4. The method of claim 1, wherein the first rinsing of the dishes includes rinsing the dishes using washing water in which a rinse is dissolved.

5. The method of claim 1, wherein the descaling agent includes an organic acid.

6. The method of claim 5, wherein the organic acid is citric acid.

7. The method of claim 1, wherein a constant amount of the descaling agent is input to be dissolved each time the descaling rinse is performed.

8. The method of claim 1, wherein the dishwasher includes a tub which accommodates the dishes, and a sump which receives the washing water supplied into the tub, and

the descaling agent is input during a process of supplying the washing water from the outside of the tub to the sump.

9. The method of claim 1, further comprising:

drying the dishes after the second rinsing of the dishes.

10. The method of claim 1, wherein the first rinsing of the dishes includes heating the washing water.
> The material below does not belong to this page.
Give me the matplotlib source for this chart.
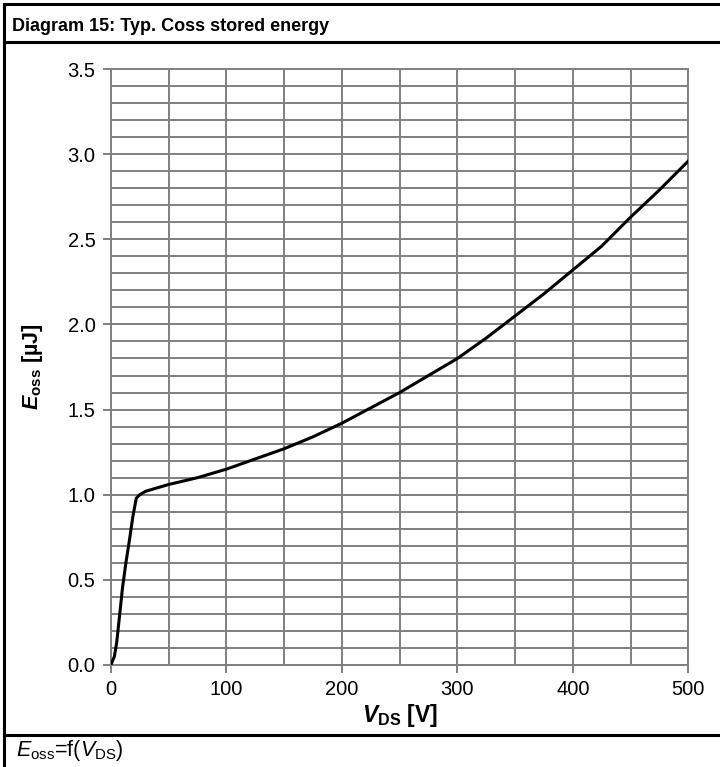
import matplotlib
matplotlib.use("Agg")
import matplotlib.pyplot as plt
from matplotlib.lines import Line2D
from matplotlib.ticker import MultipleLocator, FormatStrFormatter

plt.rcParams['font.family'] = ['Liberation Sans', 'DejaVu Sans']
plt.rcParams['mathtext.fontset'] = 'custom'
plt.rcParams['mathtext.rm'] = 'Liberation Sans'
plt.rcParams['mathtext.it'] = 'Liberation Sans:italic'
plt.rcParams['mathtext.bf'] = 'Liberation Sans:bold'
plt.rcParams['mathtext.bfit'] = 'Liberation Sans:bold:italic'

# Eoss vs VDS
vds = [0, 3, 5, 8, 10, 13, 16, 19, 22, 25, 30, 40, 50, 75, 100, 125, 150,
       175, 200, 225, 250, 275, 300, 325, 350, 375, 400, 425, 450, 475, 500]
eoss = [0.0, 0.05, 0.13, 0.32, 0.45, 0.60, 0.73, 0.87, 0.98, 1.00, 1.02,
        1.04, 1.06, 1.10, 1.15, 1.21, 1.27, 1.34, 1.42, 1.51, 1.60, 1.70,
        1.80, 1.92, 2.05, 2.18, 2.32, 2.46, 2.63, 2.79, 2.96]

title = "Diagram 15: Typ. Coss stored energy"
footer = r"$\mathit{E}_{\mathrm{oss}}$=f$\mathit{(V}_{\mathrm{DS}}\mathit{)}$"

fig = plt.figure(figsize=(7.2, 7.67), dpi=100)
ax = fig.add_axes([0.154, 0.133, 0.802, 0.777])

grid_c = "#808080"
ax.plot(vds, eoss, color="black", lw=2.2, zorder=5)

ax.set_xlim(0, 500)
ax.set_ylim(0, 3.5)
ax.xaxis.set_major_locator(MultipleLocator(100))
ax.xaxis.set_minor_locator(MultipleLocator(50))
ax.yaxis.set_major_locator(MultipleLocator(0.5))
ax.yaxis.set_minor_locator(MultipleLocator(0.1))
ax.yaxis.set_major_formatter(FormatStrFormatter("%.1f"))
ax.grid(which="both", color=grid_c, lw=1.4)
ax.set_axisbelow(True)
ax.tick_params(which="major", length=6, width=1.4, color=grid_c,
               labelsize=14.5, pad=5)
ax.tick_params(which="minor", length=0)
for s in ax.spines.values():
    s.set_color(grid_c)
    s.set_linewidth(1.4)

ax.set_xlabel(r"$\mathbfit{V}_{\mathbf{DS}}$ [V]", fontsize=16.5,
              fontweight="bold", labelpad=2)
ax.set_ylabel(r"$\mathbfit{E}_{\mathbf{oss}}$ [µJ]", fontsize=15.5,
              fontweight="bold", labelpad=16)

# frame around the diagram
for (x0, x1, y0, y1) in [(0.006, 1.0, 0.995, 0.995),
                         (0.006, 1.0, 0.945, 0.945),
                         (0.006, 1.0, 0.042, 0.042),
                         (0.006, 0.006, 0.0, 0.995)]:
    fig.add_artist(Line2D([x0, x1], [y0, y1], color="black", lw=2.2))

fig.text(0.017, 0.966, title, fontsize=13, fontweight="bold", va="center")
fig.text(0.022, 0.021, footer, fontsize=15.5, va="center")

fig.savefig("out.png", dpi=100)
11. The method of claim 1, further comprising:

prewashing the dishes using the washing water in which no detergent is dissolved; and

draining the washing water that is used in the prewashing of the dishes,

wherein the washing of the dishes is performed after the washing water used in the prewashing process is drained.

12. The method of claim 1, wherein the second rinsing of the dishes is performed as a final step of a rinsing process.

13. A method of controlling a dishwasher, comprising:

washing dishes by applying a detergent;

performing a rinsing process in which the detergent used to wash the dishes is removed with washing water; and

draining the washing water used to rinse the dishes, and thereafter, performing a descaling process in which the dishes are rinsed by supplying washing water with descaling agent.

14. The method of claim 13, wherein the performing of the rinsing process includes spraying high-temperature washing water heated by a heater onto the dishes.

15. The method of claim 13, wherein the performing of the rinsing process includes spraying washing water, in which a rinse is dissolved, onto the dishes.